Als er die erste Zielmarke von 110 Kilogramm erreicht hatte, machte er weiter. Der Abnehm-Erfolg hatte ihm Flügel verliehen – nicht mehr die Energydrinks, die er früher so gerne konsumiert hatte. Es gab Meilensteine, die "Uhu"-Party bei unter hundert Kilo beispielsweise, oder der Arztbesuch mit 95 Kilogramm, als Singer seine Diät beenden wollte. Doch sein Hausarzt motivierte ihn, weiterzumachen: "Er fragte mich: ›Warum, machst Du nicht weiter, bis Du Dein Idealgewicht von 85 Kilo erreicht hast?‹" Singer überlegte und machte tatsächlich weiter. Erst als er nach nur 16 Wochen und 55 verlorenen Kilos sein Idealgewicht von 85 Kilogramm erreicht hatte, baute er langsam wieder eine normale Ernährung auf. "Heute esse ich eigentlich wieder alles", aber: "mit Genuss". Und mit Bedacht, denn ein Manko, ist ihm seither bewusst: "Man konsumiert oft ohne darüber nachzudenken." Mehr denn je habe er sich mit der Ernährung beschäftigt, die versteckten Fette und Zucker ausgemacht und mit Erschrecken festgestellt, wieviel Zucker nicht nur in Süßem, sondern selbst in scharfem Senf oder Chilipaste stecke. "Zucker ist halt ein billiger Geschmacksträger – und süchtig-machend", weiß der 51-Jährige heute.

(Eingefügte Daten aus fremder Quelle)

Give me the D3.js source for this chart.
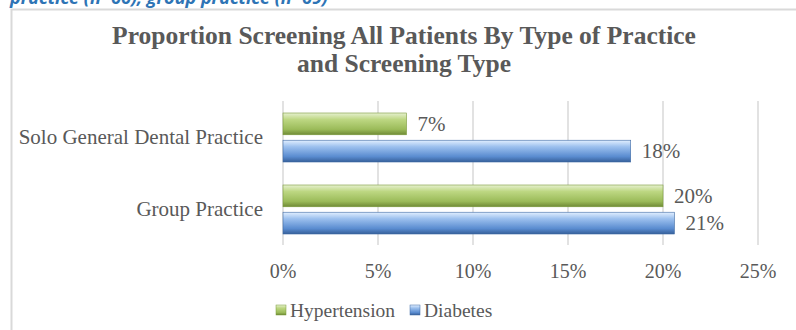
<!DOCTYPE html>
<html>
<head>
<meta charset="utf-8">
<script src="https://cdn.jsdelivr.net/npm/d3@7"></script>
<style>
  body { margin: 0; background: #fff; }
  text { font-family: "Liberation Serif", serif; fill: #595959; }
</style>
</head>
<body>
<script>
// data
const categories = ['Solo General Dental Practice', 'Group Practice'];
const series = ['Hypertension', 'Diabetes'];
const hypertension = [6.5, 20.0];
const diabetes = [18.3, 20.6];
const barLabels = { Hypertension: ['7%', '20%'], Diabetes: ['18%', '21%'] };
const xTicks = [0, 5, 10, 15, 20, 25];

const W = 796, H = 330;
const svg = d3.select('body').append('svg').attr('width', W).attr('height', H);

const defs = svg.append('defs');
const grads = {
    Hypertension: [['0%', '#e6f0cf'], ['30%', '#bdd782'], ['75%', '#9bbb59'], ['100%', '#6f8a36']],
    Diabetes: [['0%', '#e2efff'], ['30%', '#9cc0ee'], ['75%', '#5a8cd0'], ['100%', '#37609a']],
};
Object.keys(grads).forEach((k) => {
    defs.append('linearGradient')
        .attr('id', 'g-' + k)
        .attr('x1', 0).attr('y1', 0).attr('x2', 0).attr('y2', 1)
        .selectAll('stop')
        .data(grads[k])
        .join('stop')
        .attr('offset', (d) => d[0])
        .attr('stop-color', (d) => d[1]);
});

// caption cut off at the top
svg.append('text')
    .attr('x', 10).attr('y', 4)
    .style('font-family', '"Open Sans", sans-serif')
    .style('font-style', 'italic')
    .style('font-weight', 'bold')
    .style('font-size', '18px')
    .style('fill', '#2e74b5')
    .text('practice (n=66), group practice (n=69)');

// chart frame
svg.append('path')
    .attr('d', 'M11.5,' + H + 'V9.5H' + W)
    .attr('fill', 'none').attr('stroke', '#d9d9d9').attr('stroke-width', 2);

// title
const title = svg.append('text')
    .attr('text-anchor', 'middle')
    .style('font-weight', 'bold')
    .style('font-size', '25.5px');
title.append('tspan').attr('x', 404).attr('y', 44).text('Proportion Screening All Patients By Type of Practice');
title.append('tspan').attr('x', 404).attr('y', 72).text('and Screening Type');

const margin = { left: 283, right: 38, top: 101, bottom: 85 };
const x = d3.scaleLinear().domain([0, 25]).range([margin.left, margin.left + 475]);
const y = d3.scaleBand().domain(categories).range([margin.top, H - margin.bottom]);
const ySub = d3.scaleBand().domain(series).range([12, y.bandwidth() - 11]).paddingInner(0.2);

// gridlines
svg.append('g')
    .selectAll('line')
    .data(xTicks)
    .join('line')
    .attr('x1', (d) => x(d)).attr('x2', (d) => x(d))
    .attr('y1', margin.top).attr('y2', H - margin.bottom)
    .attr('stroke', '#d9d9d9').attr('stroke-width', 1.5);

// x tick labels
svg.append('g')
    .selectAll('text')
    .data(xTicks)
    .join('text')
    .attr('x', (d) => x(d))
    .attr('y', 278)
    .attr('text-anchor', 'middle')
    .style('font-size', '20px')
    .text((d) => d + '%');

// category labels
svg.append('g')
    .selectAll('text')
    .data(categories)
    .join('text')
    .attr('x', 263)
    .attr('y', (d) => y(d) + y.bandwidth() / 2)
    .attr('dy', '0.35em')
    .attr('text-anchor', 'end')
    .style('font-size', '21px')
    .text((d) => d);

// bars
const rows = [];
categories.forEach((c, i) => {
    rows.push({ cat: c, s: 'Hypertension', v: hypertension[i], label: barLabels.Hypertension[i] });
    rows.push({ cat: c, s: 'Diabetes', v: diabetes[i], label: barLabels.Diabetes[i] });
});

const bars = svg.append('g').selectAll('g').data(rows).join('g')
    .attr('transform', (d) => 'translate(0,' + (y(d.cat) + ySub(d.s)) + ')');

bars.append('rect')
    .attr('x', x(0))
    .attr('width', (d) => x(d.v) - x(0))
    .attr('height', ySub.bandwidth())
    .attr('fill', (d) => 'url(#g-' + d.s + ')')
    .attr('stroke', (d) => (d.s === 'Hypertension' ? '#7a9a3a' : '#3f6aa3'))
    .attr('stroke-width', 0.6);

bars.append('text')
    .attr('x', (d) => x(d.v) + 11)
    .attr('y', ySub.bandwidth() / 2)
    .attr('dy', '0.35em')
    .style('font-size', '21px')
    .text((d) => d.label);

// legend
const legend = svg.append('g').attr('transform', 'translate(276,305)');
const legendX = [0, 134];
series.forEach((s, i) => {
    const g = legend.append('g').attr('transform', 'translate(' + legendX[i] + ',0)');
    g.append('rect').attr('width', 10).attr('height', 10)
        .attr('fill', 'url(#g-' + s + ')')
        .attr('stroke', s === 'Hypertension' ? '#7a9a3a' : '#3f6aa3').attr('stroke-width', 0.5);
    g.append('text').attr('x', 14).attr('y', 11.5).style('font-size', '19.5px').text(s);
});
</script>
</body>
</html>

Verbannt hat der Konditormeister die süße Sünde von seiner Speisekarte trotzdem nicht: "Ich esse trotzdem noch gerne ein Stück Kuchen, aber eben mit Genuss." Süchtig ist Frank Singer aber irgendwie noch immer: nach der Bestätigung der guten Werte durch seinen Arzt. "Er sagt immer zu mir, es sei Wahnsinn, was sich alles verändert hat". Und Frank Singer sieht die Veränderung auch, nicht nur, wenn er in den Spiegel schaut – und übrigens keine überschüssigen Hautlappen, sondern tatsächlich straffes Gewebe sieht. Oder wenn er im Kleiderschrank die einzig übrig gebliebene Hose als Erinnerung an vier Kleidergrößen mehr erspäht. Er sieht es auch daran, dass der einstige Leistungssportler – er war Schwimmer – nach langer Zeit wieder Sport treiben kann und dass er nicht mehr so müde ist – "es gibt ganz viele Bilder von mir bei Veranstaltungen, wenn ich eingeschlafen bin, weil ich so müde war".
Jetzt steckt er voller Tatendrang und will gerne auch andere beim Abspecken unterstützen. Deshalb hat er sogar ein zweites Gewerbe aufgebaut, seine Leidenschaft aber gehört vielleicht gerade deshalb weiterhin der süßen Sünde. "Ich bin trotzdem Vollblutkonditor", sagt er und lacht.